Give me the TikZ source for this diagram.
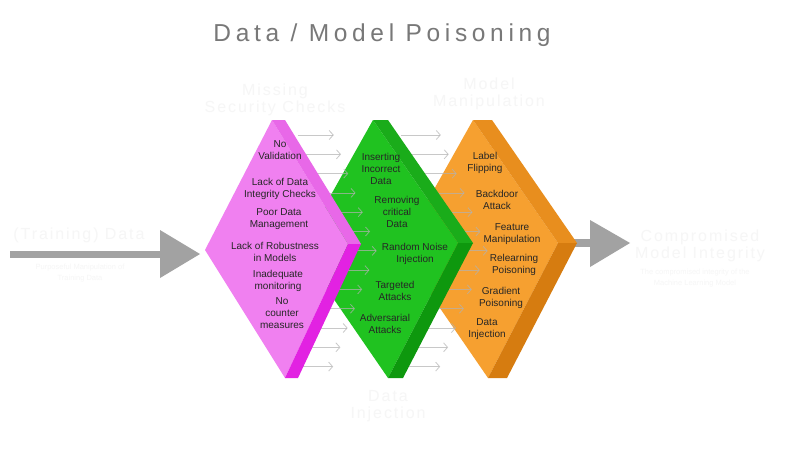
\documentclass[tikz,border=0pt]{standalone}
\usepackage{fontspec}
\setmainfont{Liberation Sans}
\newfontfamily\titlefont[LetterSpace=19]{Liberation Sans}
\newfontfamily\ghostfont[LetterSpace=12]{Liberation Sans}
\usetikzlibrary{arrows.meta}

\definecolor{titlegray}{RGB}{120,120,120}
\definecolor{ghostgray}{RGB}{246,246,246}
\definecolor{biggray}{RGB}{162,162,162}
\definecolor{pinkface}{RGB}{240,128,240}
\definecolor{pinkup}{RGB}{232,104,232}
\definecolor{pinkdown}{RGB}{226,34,226}
\definecolor{greenface}{RGB}{32,194,32}
\definecolor{greenup}{RGB}{26,172,26}
\definecolor{greendown}{RGB}{14,152,14}
\definecolor{orangeface}{RGB}{246,160,48}
\definecolor{orangeup}{RGB}{232,142,30}
\definecolor{orangedown}{RGB}{214,124,16}

\tikzset{
	cell text/.style={font=\fontsize{10}{12}\selectfont, align=center, text=black!85, inner sep=0pt},
	ghost/.style={font=\ghostfont\fontsize{16}{17}\selectfont, align=center, text=ghostgray},
	ghost small/.style={font=\fontsize{7.5}{11}\selectfont, align=center, text=ghostgray},
	thin arrow/.style={draw=gray!60, opacity=.7, line width=.8pt, -{Straight Barb[length=4pt,width=9pt]}}
}

\begin{document}
\begin{tikzpicture}[x=1pt,y=-1pt]

	\useasboundingbox (0,0) rectangle (799,450);
	\fill[white] (0,0) rectangle (799,450);

	\node[font=\titlefont\fontsize{24.5}{28}\selectfont, text=titlegray] (title) at (382,35) {Data / Model Poisoning};

	% Scritte chiare intorno
	\node[ghost] (missing) at (275,100) {Missing\\Security Checks};
	\node[ghost] (manip) at (489,94) {Model\\Manipulation};
	\node[ghost] (inject) at (388,406) {Data\\Injection};
	\node[ghost] (train) at (79,235) {(Training) Data};
	\node[ghost small] (trainsub) at (80,273) {Purposeful Manipulation of\\Training Data};
	\node[ghost] (compr) at (700,246) {Compromised\\Model Integrity};
	\node[ghost small] (comprsub) at (695,278) {The compromised integrity of the\\Machine Learning Model};

	% Frecce grigie grandi
	\fill[biggray] (10,251) rectangle (162,258);
	\fill[biggray] (160,230) -- (200,254) -- (160,278) -- cycle;
	\fill[biggray] (570,239) rectangle (592,247);
	\fill[biggray] (590,220) -- (630,243) -- (590,267) -- cycle;

	% Rombo arancione
	\fill[orangeface] (400,250) -- (473,120) -- (558,243) -- (488,378) -- cycle;
	\fill[orangeup] (473,120) -- (492,120) -- (577,243) -- (558,243) -- cycle;
	\fill[orangedown] (558,243) -- (577,243) -- (507,378) -- (488,378) -- cycle;
	\node[cell text] (o1) at (485,163) {Label\\Flipping};
	\node[cell text] (o2) at (497,199.5) {Backdoor\\Attack};
	\node[cell text] (o3) at (512,234) {Feature\\Manipulation};
	\node[cell text] (o4) at (514,265) {Relearning\\Poisoning};
	\node[cell text] (o5) at (501,298) {Gradient\\Poisoning};
	\node[cell text] (o6) at (487,329) {Data\\Injection};

	% Frecce sottili verde -> arancione
	\foreach \i in {0,...,12} {
		\pgfmathsetmacro\yy{135+19.3*\i}
		\pgfmathsetmacro\tx{440+48*(1-abs(\yy-250)/117)}
		\draw[thin arrow] (\tx-40,\yy) -- (\tx,\yy);
	}

	% Rombo verde
	\fill[greenface] (300,250) -- (373,120) -- (458,243) -- (388,378) -- cycle;
	\fill[greenup] (373,120) -- (388,120) -- (473,243) -- (458,243) -- cycle;
	\fill[greendown] (458,243) -- (473,243) -- (403,378) -- (388,378) -- cycle;
	\node[cell text] (g1) at (381,169) {Inserting\\Incorrect\\Data};
	\node[cell text] (g2) at (397,212) {Removing\\critical\\Data};
	\node[cell text] (g3) at (415,254) {Random Noise\\Injection};
	\node[cell text] (g4) at (395,291) {Targeted\\Attacks};
	\node[cell text] (g5) at (385,324) {Adversarial\\Attacks};

	% Frecce sottili rosa -> verde
	\foreach \i in {0,...,12} {
		\pgfmathsetmacro\yy{135+19.3*\i}
		\pgfmathsetmacro\tx{333+44*(1-abs(\yy-250)/117)}
		\draw[thin arrow] (\tx-36,\yy) -- (\tx,\yy);
	}

	% Rombo rosa
	\fill[pinkface] (205,250) -- (272,120) -- (348,244) -- (285,378) -- cycle;
	\fill[pinkup] (272,120) -- (285,120) -- (361,244) -- (348,244) -- cycle;
	\fill[pinkdown] (348,244) -- (361,244) -- (298,378) -- (285,378) -- cycle;
	\node[cell text] (p1) at (280,150.5) {No\\Validation};
	\node[cell text] (p2) at (280,189) {Lack of Data\\Integrity Checks};
	\node[cell text] (p3) at (279,219) {Poor Data\\Management};
	\node[cell text] (p4) at (275,252) {Lack of Robustness\\in Models};
	\node[cell text] (p5) at (278,281) {Inadequate\\monitoring};
	\node[cell text] (p6) at (282,313.5) {No\\counter\\measures};

\end{tikzpicture}
\end{document}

* Given task *
Give back exactly the lines from the first line of the data through the line with "text=titlegray] (title) at", pictures excluded.

* Problem solution *
Give me the TikZ source for this diagram.
\documentclass[tikz,border=0pt]{standalone}
\usepackage{fontspec}
\setmainfont{Liberation Sans}
\newfontfamily\titlefont[LetterSpace=19]{Liberation Sans}
\newfontfamily\ghostfont[LetterSpace=12]{Liberation Sans}
\usetikzlibrary{arrows.meta}

\definecolor{titlegray}{RGB}{120,120,120}
\definecolor{ghostgray}{RGB}{246,246,246}
\definecolor{biggray}{RGB}{162,162,162}
\definecolor{pinkface}{RGB}{240,128,240}
\definecolor{pinkup}{RGB}{232,104,232}
\definecolor{pinkdown}{RGB}{226,34,226}
\definecolor{greenface}{RGB}{32,194,32}
\definecolor{greenup}{RGB}{26,172,26}
\definecolor{greendown}{RGB}{14,152,14}
\definecolor{orangeface}{RGB}{246,160,48}
\definecolor{orangeup}{RGB}{232,142,30}
\definecolor{orangedown}{RGB}{214,124,16}

\tikzset{
	cell text/.style={font=\fontsize{10}{12}\selectfont, align=center, text=black!85, inner sep=0pt},
	ghost/.style={font=\ghostfont\fontsize{16}{17}\selectfont, align=center, text=ghostgray},
	ghost small/.style={font=\fontsize{7.5}{11}\selectfont, align=center, text=ghostgray},
	thin arrow/.style={draw=gray!60, opacity=.7, line width=.8pt, -{Straight Barb[length=4pt,width=9pt]}}
}

\begin{document}
\begin{tikzpicture}[x=1pt,y=-1pt]

	\useasboundingbox (0,0) rectangle (799,450);
	\fill[white] (0,0) rectangle (799,450);

	\node[font=\titlefont\fontsize{24.5}{28}\selectfont, text=titlegray] (title) at (382,35) {Data / Model Poisoning};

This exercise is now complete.